## YOUR GOAL
Take every line from the first down to the line with "const ticksY = [0, 0.2, 0.4, 0.6, 0.8, 1.0];" and set it down exactly, without the pictures.

▶

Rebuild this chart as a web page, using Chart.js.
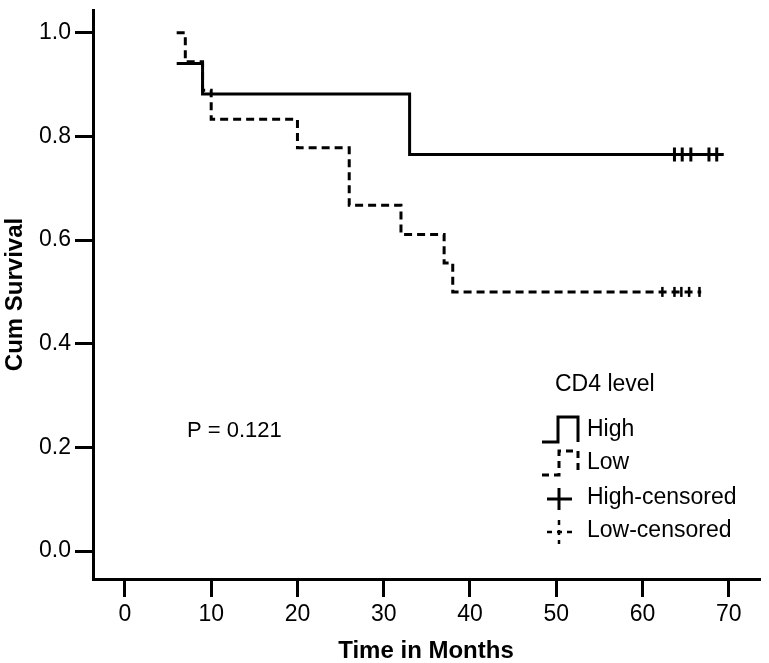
<!DOCTYPE html>
<html>
<head>
<meta charset="utf-8">
<script src="https://cdn.jsdelivr.net/npm/chart.js@4.4.1/dist/chart.umd.min.js"></script>
<style>
  html, body { margin: 0; padding: 0; background: #fff; }
  #contenedor { width: 769px; height: 663px; }
</style>
</head>
<body>
<div id="contenedor"><canvas id="graficoSupervivencia" width="769" height="663"></canvas></div>
<script>
// Curvas Kaplan-Meier por nivel de CD4
const tiemposAlto = [6, 9, 33, 69.2];
const supervivenciaAlto = [0.941, 0.882, 0.765, 0.765];
const tiemposBajo = [6, 7, 9, 10, 20, 26, 32, 37, 38, 66.8];
const supervivenciaBajo = [1.0, 0.944, 0.889, 0.833, 0.778, 0.667, 0.611, 0.556, 0.5, 0.5];

// Casos censurados
const censuradosAltoX = [63.7, 64.6, 65.6, 67.7, 68.6];
const censuradosAltoY = [0.765, 0.765, 0.765, 0.765, 0.765];
const censuradosBajoX = [62.3, 63.7, 64.5, 65.4, 66.6];
const censuradosBajoY = [0.5, 0.5, 0.5, 0.5, 0.5];

const ticksX = [0, 10, 20, 30, 40, 50, 60, 70];
const ticksY = [0, 0.2, 0.4, 0.6, 0.8, 1.0];

const tituloLeyenda = 'CD4 level';
const etiquetas = ['High', 'Low', 'High-censored', 'Low-censored'];
const textoP = 'P = 0.121';

const fuente = '"Liberation Sans", Arial, sans-serif';
Chart.defaults.font.family = fuente;
Chart.defaults.color = '#000';

const aPuntos = (xs, ys) => xs.map((x, i) => ({ x, y: ys[i] }));

const sinRelleno = (escala) => {
  escala.paddingTop = 0;
  escala.paddingBottom = 0;
  escala.paddingLeft = 0;
  escala.paddingRight = 0;
};

const leyendaPlugin = {
  id: 'leyendaKM',
  afterDraw(chart) {
    const ctx = chart.ctx;
    ctx.save();
    ctx.fillStyle = '#000';
    ctx.strokeStyle = '#000';
    ctx.textBaseline = 'middle';
    ctx.textAlign = 'left';

    ctx.font = '22px ' + fuente;
    ctx.fillText(textoP, 187, 431);

    ctx.font = '23px ' + fuente;
    ctx.fillText(tituloLeyenda, 555, 385);

    // High
    ctx.lineWidth = 3;
    ctx.setLineDash([]);
    ctx.beginPath();
    ctx.moveTo(542, 442);
    ctx.lineTo(558, 442);
    ctx.lineTo(558, 417);
    ctx.lineTo(578, 417);
    ctx.lineTo(578, 442);
    ctx.stroke();
    ctx.fillText(etiquetas[0], 587, 430);

    // Low
    ctx.setLineDash([7, 5]);
    ctx.beginPath();
    ctx.moveTo(542, 475);
    ctx.lineTo(559, 475);
    ctx.lineTo(559, 451);
    ctx.lineTo(578, 451);
    ctx.lineTo(578, 475);
    ctx.stroke();
    ctx.fillText(etiquetas[1], 587, 463);

    // High-censored
    ctx.setLineDash([]);
    ctx.beginPath();
    ctx.moveTo(547, 499);
    ctx.lineTo(572, 499);
    ctx.moveTo(559, 488);
    ctx.lineTo(559, 510);
    ctx.stroke();
    ctx.fillText(etiquetas[2], 587, 498);

    // Low-censored
    ctx.lineWidth = 2.5;
    ctx.setLineDash([5, 5]);
    ctx.beginPath();
    ctx.moveTo(547, 532);
    ctx.lineTo(572, 532);
    ctx.moveTo(559, 520);
    ctx.lineTo(559, 544);
    ctx.stroke();
    ctx.fillText(etiquetas[3], 587, 531);

    ctx.restore();
  }
};

const canvas = document.querySelector('#graficoSupervivencia');

new Chart(canvas, {
  type: 'scatter',
  data: {
    datasets: [
      {
        label: etiquetas[0],
        data: aPuntos(tiemposAlto, supervivenciaAlto),
        showLine: true,
        stepped: 'before',
        borderColor: '#000',
        borderWidth: 3,
        pointRadius: 0
      },
      {
        label: etiquetas[1],
        data: aPuntos(tiemposBajo, supervivenciaBajo),
        showLine: true,
        stepped: 'before',
        borderColor: '#000',
        borderWidth: 3,
        borderDash: [8, 5],
        pointRadius: 0
      },
      {
        label: etiquetas[2],
        data: aPuntos(censuradosAltoX, censuradosAltoY),
        pointStyle: 'cross',
        pointRadius: 7,
        borderColor: '#000',
        borderWidth: 3
      },
      {
        label: etiquetas[3],
        data: aPuntos(censuradosBajoX, censuradosBajoY),
        pointStyle: 'line',
        rotation: 90,
        pointRadius: 5,
        borderColor: '#000',
        borderWidth: 2.5
      }
    ]
  },
  options: {
    responsive: false,
    animation: false,
    devicePixelRatio: 1,
    layout: {
      padding: { top: 0, right: 4, left: 0, bottom: 0 }
    },
    plugins: {
      legend: { display: false },
      tooltip: { enabled: false }
    },
    scales: {
      x: {
        type: 'linear',
        min: -3.7,
        max: 73.5,
        afterFit(escala) {
          escala.height = 84;
          sinRelleno(escala);
        },
        afterBuildTicks(escala) { escala.ticks = ticksX.map((v) => ({ value: v })); },
        border: { display: true, color: '#000', width: 3 },
        grid: { drawOnChartArea: false, drawTicks: true, tickLength: 18, color: '#000', lineWidth: 3 },
        ticks: {
          autoSkip: false,
          maxRotation: 0,
          padding: 4,
          font: { size: 23 },
          callback: (valor) => String(valor)
        },
        title: {
          display: true,
          text: 'Time in Months',
          font: { size: 24, weight: 'bold', lineHeight: 1 },
          padding: { top: 0, bottom: 0 }
        }
      },
      y: {
        type: 'linear',
        min: -0.054,
        max: 1.044,
        afterFit(escala) {
          escala.width = 93;
          sinRelleno(escala);
        },
        afterBuildTicks(escala) { escala.ticks = ticksY.map((v) => ({ value: v })); },
        border: { display: true, color: '#000', width: 3 },
        grid: { drawOnChartArea: false, drawTicks: true, tickLength: 18, color: '#000', lineWidth: 3 },
        ticks: {
          autoSkip: false,
          padding: 4,
          font: { size: 23 },
          callback: (valor) => valor.toFixed(1)
        },
        title: {
          display: true,
          text: 'Cum Survival',
          font: { size: 24, weight: 'bold', lineHeight: 1.2 },
          padding: { top: 1, bottom: 0 }
        }
      }
    }
  },
  plugins: [leyendaPlugin]
});
</script>
</body>
</html>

◀

## THE ANSWER
Rebuild this chart as a web page, using Chart.js.
<!DOCTYPE html>
<html>
<head>
<meta charset="utf-8">
<script src="https://cdn.jsdelivr.net/npm/chart.js@4.4.1/dist/chart.umd.min.js"></script>
<style>
  html, body { margin: 0; padding: 0; background: #fff; }
  #contenedor { width: 769px; height: 663px; }
</style>
</head>
<body>
<div id="contenedor"><canvas id="graficoSupervivencia" width="769" height="663"></canvas></div>
<script>
// Curvas Kaplan-Meier por nivel de CD4
const tiemposAlto = [6, 9, 33, 69.2];
const supervivenciaAlto = [0.941, 0.882, 0.765, 0.765];
const tiemposBajo = [6, 7, 9, 10, 20, 26, 32, 37, 38, 66.8];
const supervivenciaBajo = [1.0, 0.944, 0.889, 0.833, 0.778, 0.667, 0.611, 0.556, 0.5, 0.5];

// Casos censurados
const censuradosAltoX = [63.7, 64.6, 65.6, 67.7, 68.6];
const censuradosAltoY = [0.765, 0.765, 0.765, 0.765, 0.765];
const censuradosBajoX = [62.3, 63.7, 64.5, 65.4, 66.6];
const censuradosBajoY = [0.5, 0.5, 0.5, 0.5, 0.5];

const ticksX = [0, 10, 20, 30, 40, 50, 60, 70];
const ticksY = [0, 0.2, 0.4, 0.6, 0.8, 1.0];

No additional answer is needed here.